Ela foi, bateu na porta, o carcereiro abriu. Ela se apresentou como minha mulher. O carcereiro: "Tem algum político ou padre aí? Não? Então pode entrar". Os "políticos" e "padres" eram o senador Franco Montoro, dom Paulo Evaristo Arns, Eduardo Suplicy e outros reforços convocados pelo sindicato. E o porteiro era mais poderoso.
Primeiro, me levaram para tomar café com o motorista da Folha e só aí soube da história. Solidário com a greve, ele havia combinado com dois jornalistas simular um assalto ao caminhão dele.

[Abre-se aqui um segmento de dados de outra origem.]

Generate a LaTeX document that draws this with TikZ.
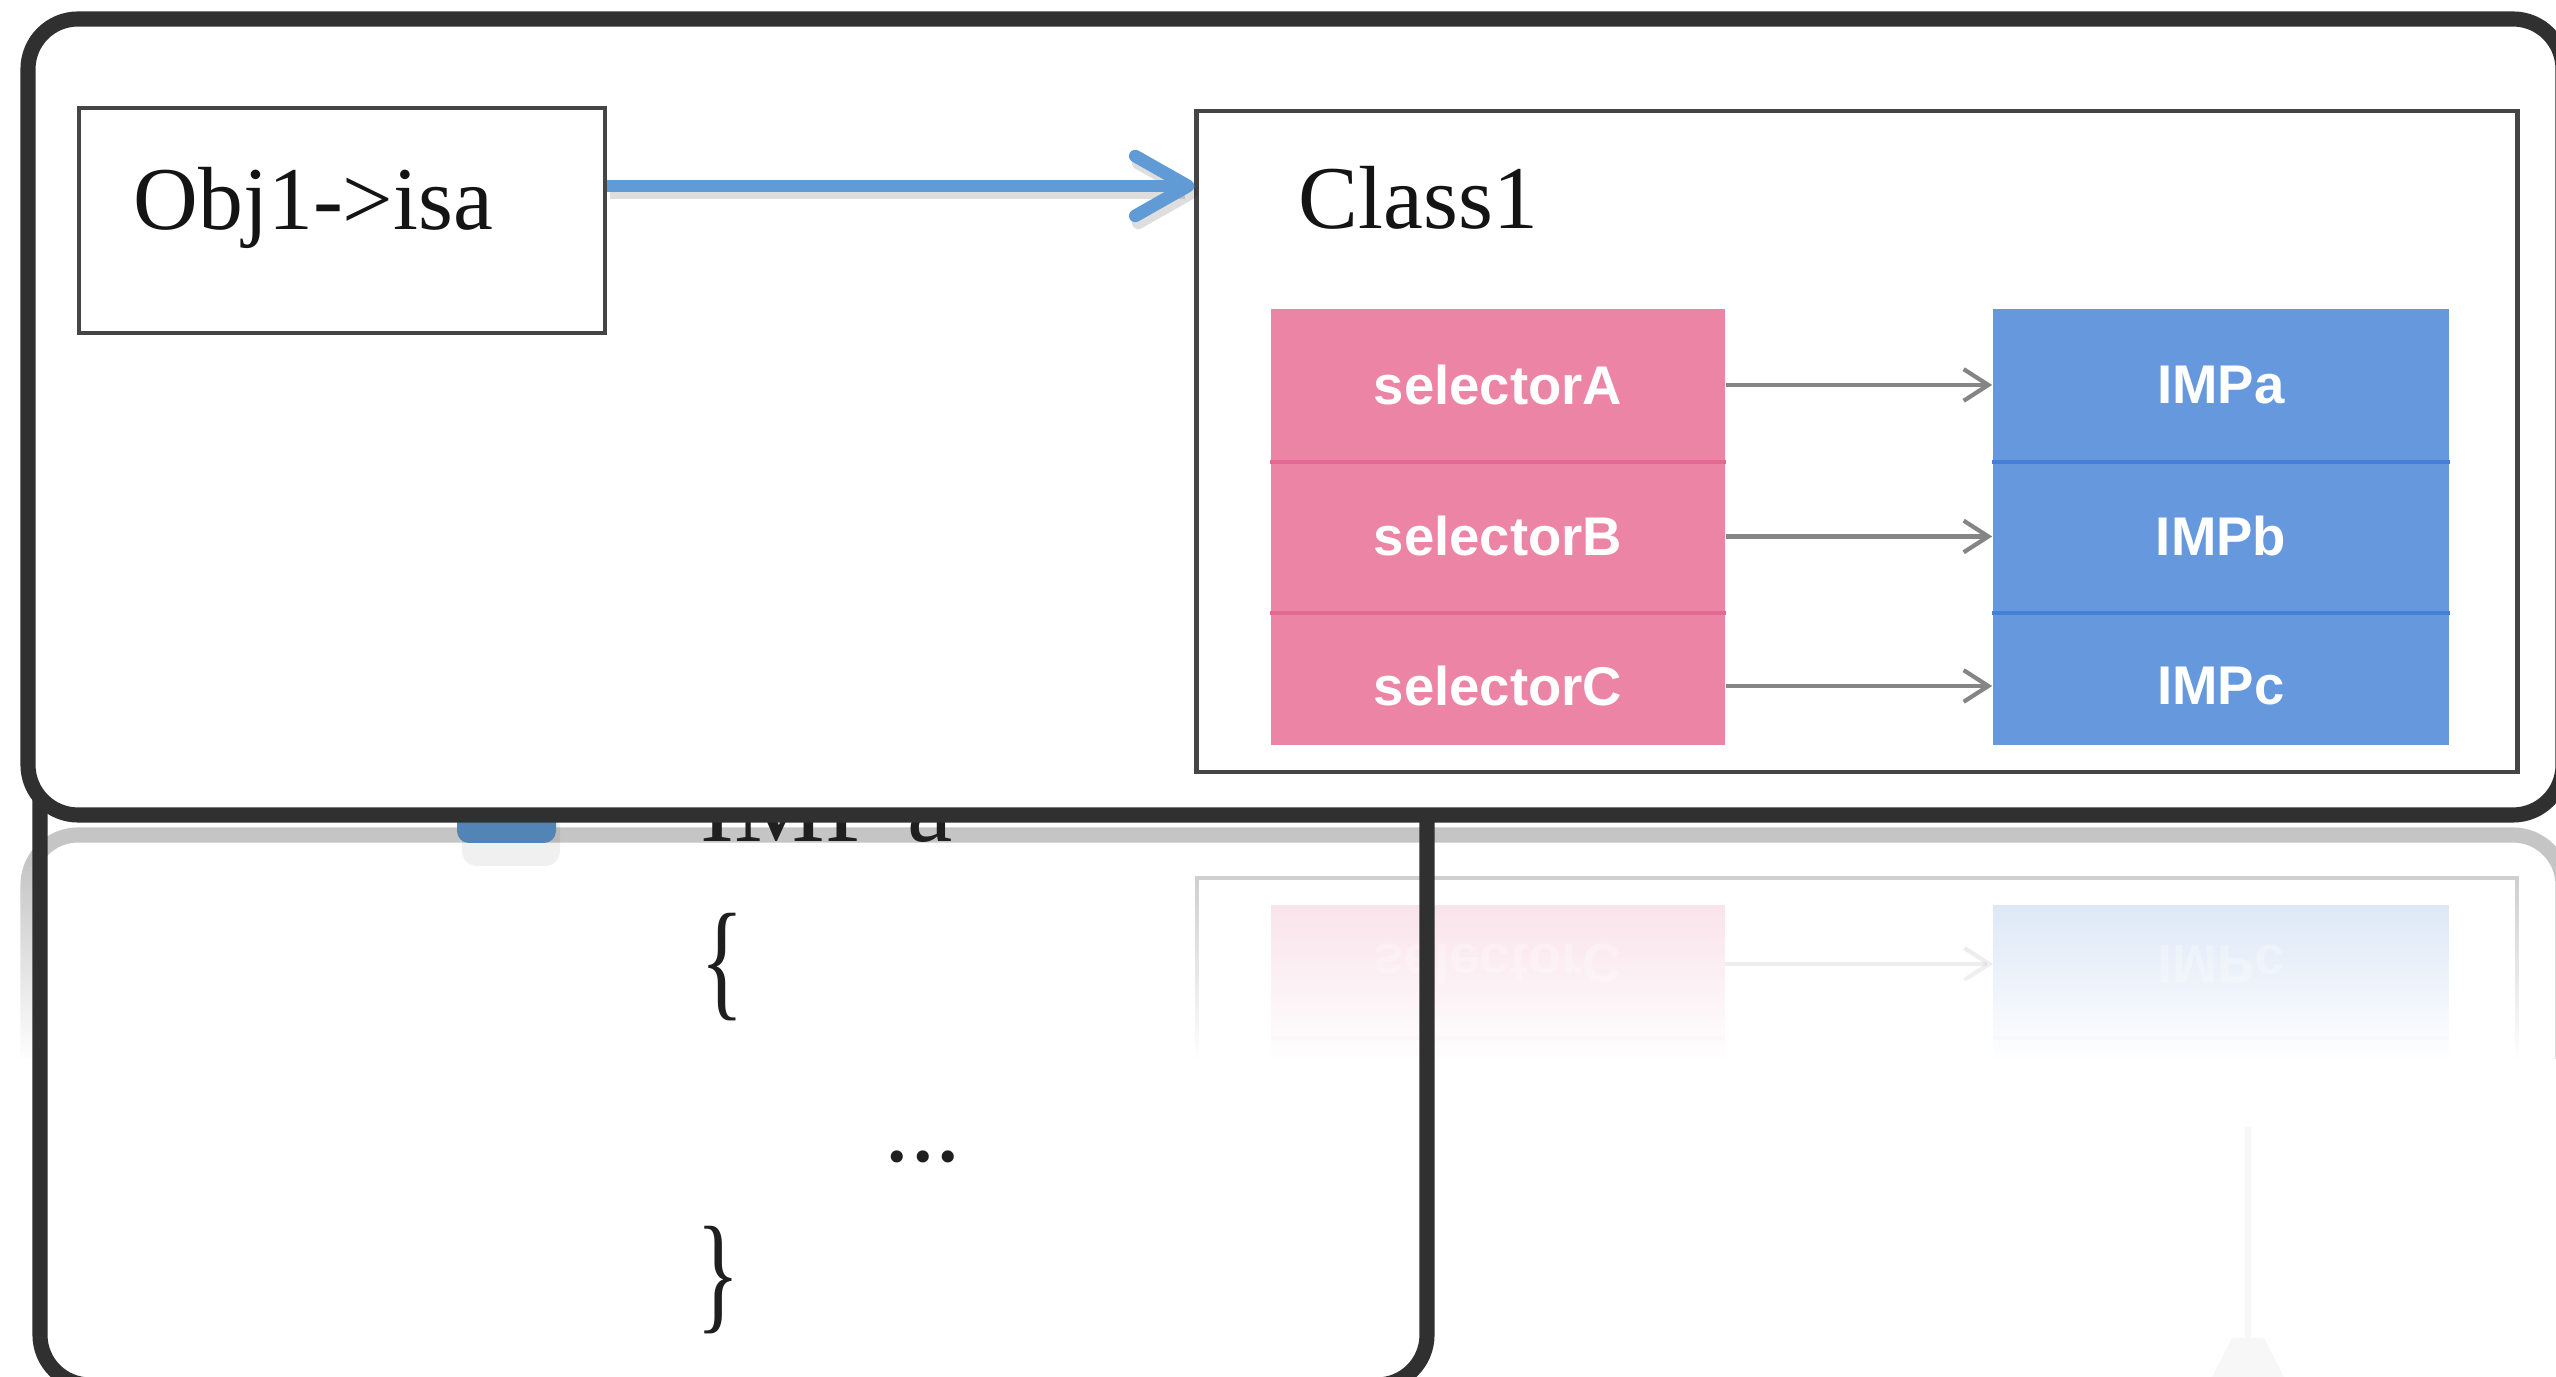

No meio da transferência dos jornais para o carro apareceu um vigia noturno e deu o alarme. Ele não teve jeito senão dar a descrição do carro para a polícia. Mas mudou a descrição do jornalista. "Ele tem barba ruiva, mas falei para a polícia que a barba era preta", disse-me. Agradeci à solidariedade para com nossa causa e apontei para a minha cara. Ele entendeu e pediu desculpas: minha barba era preta.
Às 10h, começou o interrogatório. Quanto tempo de profissão? Oito anos. "Como foi seu dia ontem?" "Às 11h fui até o sindicato." "Quem era do comando da greve?" "Não conheço ninguém." E o delegado para o escrivão: "Escreve aí: Apesar de oito anos na profissão, não conhece ninguém do comando de greve". Às 17h fui para o Bar do Alemão. Com quem? Uma amiga me levou. Às 22h fui para o Quincas Borba. Com quem? Outra amiga me levou.
Aí os delegados começaram a apertar o interrogatório. Um berrava: "É crime comum, dez anos de cana". O outro rebatia: "É terrorismo, 14 anos". E eu, com cara de saco cheio, com sono, ressaca. De repente, irrompe em pânico na sala o advogado do sindicato, o Luiz Eduardo Greenhalgh. "Pelo amor de Deus, crime comum, não!" Nem terminou a frase quando minha mulher saiu da sala ao lado, com taquicardia, amparada pelo delegado Romeu Tuma. Esperei sair e esbravejei com os dois delegados: "Qual é a de vocês? Tentar me assustar, tudo bem, mas minha mulher aí do lado ouvindo tudo!".
Aí um deles me disse algo que guardei até hoje: "Olha aqui, rapaz, você está de um lado da mesa, nós do outro. Mas quero te encontrar em um bar qualquer e poder te pagar um café. Então, um conselho: aproveita que sua mulher saiu e tire do depoimento essas histórias de que ganhou carona de amigas, que ainda vai prejudicar seu casamento".
Descobri naquela hora que, acima do bem e do mal, das ideologias e das corporações, de amor de mãe e de avó, nada é mais forte neste mundo que a solidariedade masculina.